After CNN report, White House bringing back program for Gold Star families to honor service members buried abroad
CNN
The White House is pushing to reestablish a program for Gold Star families to honor their loved ones buried in American military cemeteries overseas after the shuttered program was featured in a CNN report, a White House official exclusively tells CNN.

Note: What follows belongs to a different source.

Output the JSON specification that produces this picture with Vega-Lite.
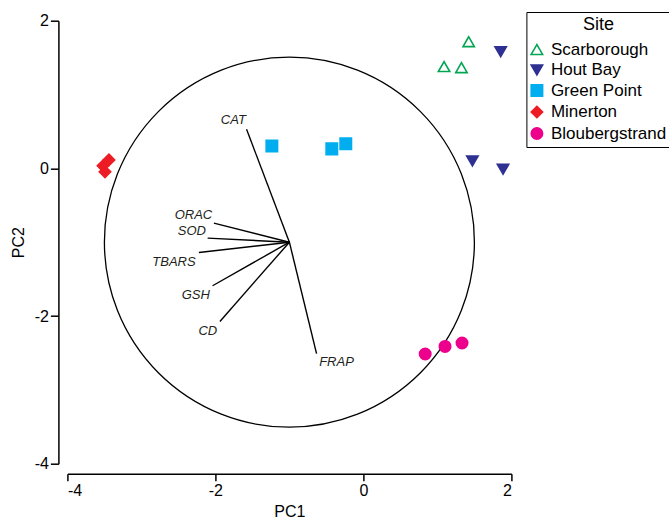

The White House is pushing to reestablish a program for Gold Star families to honor their loved ones buried in American military cemeteries overseas after the shuttered program was featured in a CNN report, a White House official exclusively tells CNN. Biden administration officials have worked with the American Battle Monuments Commission (ABMC) to restore the program, which allows Gold Star families to have flowers placed on their loved one’s grave at US military cemeteries abroad. “The White House worked with the ABMC and this program will now be re-established,” the official said. It is expected to be included in the coming budget year. For years, Gold Star families who lost loved ones in battle could pay for flowers and have the ABMC deliver them to the grave of their fallen family members in, say, Normandy. That program ended in 2015. On the 80th anniversary of D-Day, CNN’s “The Lead with Jake Tapper” reported on the loss of the program. Rondy Elliott, a Gold Star daughter, lost her father, Corporal Frank Elliott, during the Normandy invasion 80 years ago.